Dans ses multiples rencontres, Leila Slimani a aussi côtoyé des femmes fortes, libres, qui assument leur sexualité. Certaines parlent avec humour et brisent les tabous. Nous avons une image de la femme voilée prude, ici on entre dans l’envers du décor et les clichés s’effondrent. Le poids du patriarcat et des devoirs religieux étouffent cette population qui s’autorise en secret certaines libertés. Faire en cachette c’est accepté car personne ne le voit. Il y a une forme de schizophrénie qui se dégage de certains témoignages qui fait assez peur. Les choses changeront. Leila Slimani parle de sexualité ouvertement et ce sont ces mensonges et cette hypocrisie malheureuse qu’il faudrait dynamiter.

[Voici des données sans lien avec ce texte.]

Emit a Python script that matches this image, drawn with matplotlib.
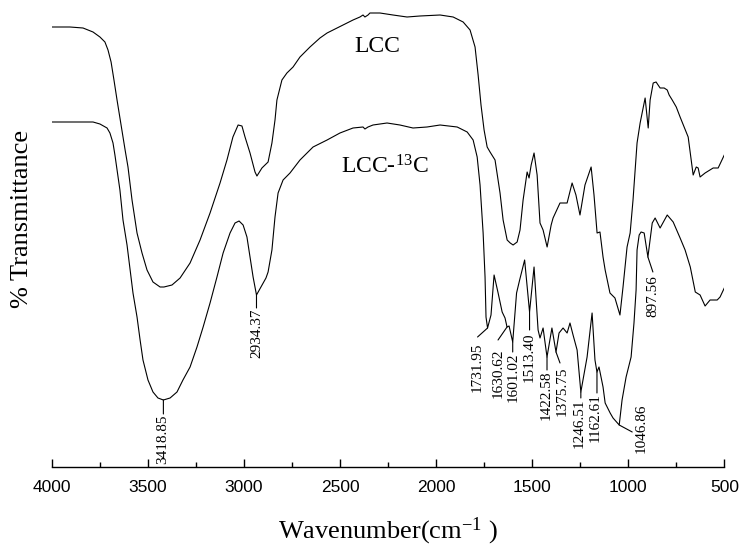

Ce texte est intéressant pour ce qu’il révèle, pour la force de certains témoignages et pour la lumière qu’il apporte sur les Marocains. La plume de Leila Slimani ne m’a pas transporté. Elle a un côté journalistique, qui se prête bien à ce genre, et quelque peu oral comme si un dialogue ou une confidence s’instauraient avec le lecteur. Il n’en demeure pas moins que le texte est très éclairant sur cette société et sur la relation pernicieuse qui s’est instaurée entre sexualité et pouvoir.
Une vibrante analyse 10 étoiles

« Sexe et mensonges »
histoires vraies de la vie sexuelle
des femmes au Maroc »
essai de Leïla Slimani

238 pages
éditions les arènes
septembre 2021

Témoignages et réflexions

Ce livre ne plaira pas à ceux qui font du relativisme culturel et qui ne sont pas pour l'universalité des droits pour les femmes.
Par contre il plaît à celles et à ceux qui pensent que la libération des femmes, de leur sexualité est d'une actualité brûlante.
L'autrice, c'est ainsi qu'elle se présente, donne la parole à plusieurs jeunes femmes, certaines sont mariées, d'autres non.
Ces femmes témoignent à la fois leur difficulté d'avoir une vie sexuelle, libre et accomplie et à la fois de la situation paradoxale et contradictoire des femmes dans ce pays.
La loi est particulièrement réactionnaire, leur donnant un statut d'infériorité et les mettant sous tutelle de leur mari, mais par contre, les jeunes et les moins jeunes bafouent tous les jours cette loi et les tabous dictés par les religieux.
Beaucoup de personnes font l'amour où ils le peuvent, même et surtout si cette union est « illicite », les pauvres et c'est la misère sexuelle, le font dans les caves ou les voitures.... les riches, dans un hôtel.
Quand on est pris sur le fait, il suffit souvent de graisser la patte d'un policier.
A ceux qui, comme l'écrit l'autrice, l'accusent, derrière leurs bureaux des facultés françaises de « diffuser des « clichés orientalistes » et de nourrir un discours islamophobe », elle rétorque avec force, en s'appuyant sur des faits réels :
« A ceux-là, je dirai d'aller voir dans les prisons croupir les femmes adultères et les homosexuels dont les peines ne sont pas des fantasmes que j'ai inventés. »
Elle montre que c'est la lecture partiale et particulière des textes religieux qui « justifie » aux yeux des dirigeants les interdictions.
Elle rappelle et cite les références au plaisir et à la liberté sexuelle, les deux qui ont scandalisé l'occident il y a quelques quelques siècles jusqu'au 19ème.
Les femmes qui témoignent dans ce livre montrent bien que « tout est permis en cachette ».....
Certes mais rien n'est figé, la résistance s'organise et finira peut être à faire sauter tous les verrous de l'hypocrisie et de l'obscurantisme.